Abbildung 2: Vergleich der Beschäftigungsstruktur in Weimar und Jena (2016)
Quelle: Bartholomae et al. (2017b)
Diversifikation der Wirtschaftsstruktur für zukünftigen Erfolg
Damit Weimar dauerhaft und nachhaltig ihren wirtschaftlichen Erfolg beibehalten kann, ist neben der reinen Ausrichtung auf die Belange einer “Consumer City”, und somit der Verfolgung einer konsumorientierten Strategie, die Erweiterung um eine produktionsorientierte Strategie erforderlich. Wie ein Vergleich mit anderen schnell wachsenden Städte in Deutschland zeigt (Bartholomae et al. 2016), kann die Verbesserung von Innovation, Kreativität und Produktivität – die drei traditionellen Treiber von städtischem Wirtschaftswachstum – am einfachsten durch Konzentration und Vernetzung einer großen Anzahl an Hightech-Industrien und modernen Produktionsdienstleistungen (einschließlich Ingenieurs-, Beratungs- und IT-Dienstleistungen) im Stadtgebiet erreicht werden.
Es gibt mehrere Gründe, warum eine solche optimale Mischung von produktions- und konsumorientierten Stadtentwicklungsstrategien zu empfehlen ist.
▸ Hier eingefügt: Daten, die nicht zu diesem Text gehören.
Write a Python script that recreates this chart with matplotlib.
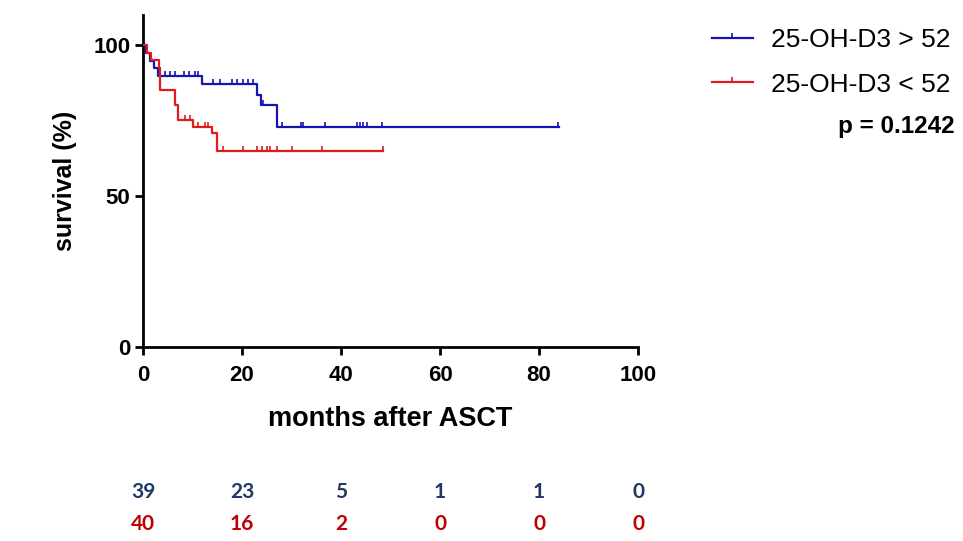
import numpy as np
import matplotlib
matplotlib.use("Agg")
import matplotlib.pyplot as plt
from matplotlib.lines import Line2D
from matplotlib import transforms

plt.rcParams['font.family'] = ['Liberation Sans', 'DejaVu Sans']

# Kaplan-Meier steps (months, survival %)
high_times = [0, 0.6, 1.5, 2.3, 3.1, 12.0, 23.1, 23.8, 27.0, 84.0]
high_surv = [100, 97.4, 94.9, 92.3, 89.7, 87.0, 83.5, 80.3, 72.8, 72.8]
high_censor = [4.4, 5.5, 6.5, 8.2, 9.2, 10.5, 11.2,
               14.2, 15.6, 17.9, 18.9, 20.2, 21.3, 22.3, 24.3,
               28.0, 32.0, 32.4, 36.8, 43.2, 43.8, 44.5, 45.2, 48.2, 83.9]

low_times = [0, 0.8, 1.6, 3.3, 3.4, 3.5, 6.4, 7.0, 10.2, 13.9, 14.9, 48.5]
low_surv = [100, 97.5, 95.0, 92.5, 87.5, 85.0, 80.2, 75.2, 72.9, 70.8, 65.0, 65.0]
low_censor = [8.5, 9.5, 11.2, 12.5, 13.2,
              16.2, 20.2, 23.0, 24.0, 25.0, 25.7, 27.0, 30.0, 36.1, 48.5]

risk_months = [0, 20, 40, 60, 80, 100]
risk_high = [39, 23, 5, 1, 1, 0]
risk_low = [40, 16, 2, 0, 0, 0]

labels = ["25-OH-D3 > 52", "25-OH-D3 < 52"]
p_text = "p = 0.1242"

blue = "#1414b4"
red = "#e01b1b"
navy = "#1f3864"
dark_red = "#c00000"


def surv_at(times, surv, t):
    idx = np.searchsorted(times, t, side="right") - 1
    return np.asarray(surv)[idx]


fig = plt.figure(figsize=(9.63, 5.41), dpi=100)
ax = fig.add_axes([143 / 963, 1 - 347 / 541, 495 / 963, 332 / 541])

for times, surv, cens, col in [(high_times, high_surv, high_censor, blue),
                               (low_times, low_surv, low_censor, red)]:
    ax.step(times, surv, where="post", color=col, lw=1.6, zorder=3)
    ax.plot(cens, surv_at(times, surv, cens), ls="none", marker=2,
            ms=3.5, mew=1.2, color=col, zorder=3)

ax.set_xlim(0, 100)
ax.set_ylim(0, 110)
ax.set_xticks([0, 20, 40, 60, 80, 100])
ax.set_yticks([0, 50, 100])
for s in ["top", "right"]:
    ax.spines[s].set_visible(False)
for s in ["left", "bottom"]:
    ax.spines[s].set_linewidth(2)
ax.tick_params(direction="out", length=6, width=2, labelsize=16)
ax.tick_params(axis="x", pad=7)
ax.tick_params(axis="y", pad=3)
for lab in ax.get_xticklabels() + ax.get_yticklabels():
    lab.set_fontweight("bold")
ax.set_xlabel("months after ASCT", fontsize=19.5, fontweight="bold", labelpad=14)
ax.set_ylabel("survival (%)", fontsize=18, fontweight="bold", labelpad=12)

handles = [Line2D([], [], color=blue, lw=1.6, marker=2, ms=3.5, mew=1.2),
           Line2D([], [], color=red, lw=1.6, marker=2, ms=3.5, mew=1.2)]
fig.legend(handles, labels, loc="upper left", bbox_to_anchor=(712 / 963, 1 - 28 / 541),
           frameon=False, fontsize=19, handlelength=1.55, numpoints=1,
           labelspacing=0.78, handletextpad=0.68, borderaxespad=0, borderpad=0)
fig.text(955 / 963, 1 - 126 / 541, p_text, ha="right", va="center",
         fontsize=17.5, fontweight="bold")

trans = transforms.blended_transform_factory(ax.transData, fig.transFigure)
for m, h, l in zip(risk_months, risk_high, risk_low):
    ax.text(m, 1 - 492 / 541, str(h), transform=trans, ha="center", va="center",
            fontsize=15, fontweight="bold", color=navy, family="Lato", clip_on=False)
    ax.text(m, 1 - 524 / 541, str(l), transform=trans, ha="center", va="center",
            fontsize=15, fontweight="bold", color=dark_red, family="Lato", clip_on=False)

fig.savefig("out.png", dpi=100)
Insbesondere der Vergleich der Entwicklung des realen BIP von Weimar mit Jena zeigt die zunehmenden wirtschaftlichen Disparitäten, die darauf hindeuten, dass sich eine stärkere Konzentration auf moderne Industriebereiche und Produktionsdienstleistungen positiv auf die Stadterneuerung und das langfristige Wachstum auswirken. Zwar versucht Weimar seit langem, ihr Wirtschaftswachstum durch Anziehung von Hightech-Industrien und die Unterstützung bei Unternehmensneugründungen zu fördern, allerdings sind diese Bemühungen bislang wenig erfolgreich, da der Anteil der Beschäftigung bei Produktions- und Geschäftsdienstleistungen relativ niedrig ist (Abbildung 2). In diesem Zusammenhang gewinnt das Kooperationsprojekt zur Schaffung des regionalen Technologiedreiecks Erfurt-Jena-Weimar (Tabelle 1) zunehmend an Bedeutung für die Entwicklung und Koordination der regionsspezifischen F&E- und Innovationsaktivitäten, von denen sich Weimar auch weitere Agglomerationsvorteile erhofft. Durch Agglomeration steigen schließlich die Einnahmen (und damit auch die Konsumausgaben) von F&E-, Innovations- und Kreativberufen wie Künstlern, Ingenieuren, Finanzmanagern und IT-Experten, während die städtischen und kulturellen Vorzüge zugleich mehr junge, dynamische und kreative Menschen mit starkem Unternehmertum anziehen.
Bislang fehlt es in Weimar an dieser gewünschten “kreativen und produktiven” Bevölkerungsstruktur. Im Gegenteil, die anhaltende Abwanderungstendenz von dynamischen und gut qualifizierten Arbeitskräften zwischen 25 und 30 Jahren ist weitgehend auf Schwierigkeiten bei der Suche nach einem geeigneten Arbeitsplatz in der Stadt zurückzuführen. Diese negative demographische Entwicklung kann den Haushalt von Weimar schwer belasten, da etwa die höheren öffentlichen Ausgaben für die lokale Gesundheitsinfrastruktur (für die zuziehenden über 50-Jährigen) mit gleichzeitig geringeren Steuereinnahmen bewältigt werden müssen. Letztlich sind produktions- und konsumorientierte Stadtentwicklungsstrategien eng miteinander verbunden, sodass nur eine ausgeglichene und diversifizierte städtische Wirtschaft zukünftigen Herausforderungen nachhaltig gewachsen sein wird.
Literatur
Bartholomae, Florian W./Nam, Chang Woon/Schoenberg, Alina M. (2016): Schrumpfende Städte in Deutschland: Ursachen und Strategien zur Bewältigung der Probleme, Ökonomenstimme vom 30.12.2016
Bartholomae, Florian W./Nam, Chang Woon/Schoenberg, Alina M. (2017a): Urban Shrinkage and Resurgence in Germany, Urban Studies 54, 2701-2718.
Bartholomae, Florian W./Nam, Chang Woon/Schoenberg, Alina M. (2017b): Urban Resurgence as a Consumer City: A Case Study for Weimar in Eastern Germany, CESifo Working Paper No. 6610, München.
Glaeser, Edward L./Gottlieb, Joshua D. (2006): Urban Resurgence and the Consumer City, Urban Studies 43, 1275-1299.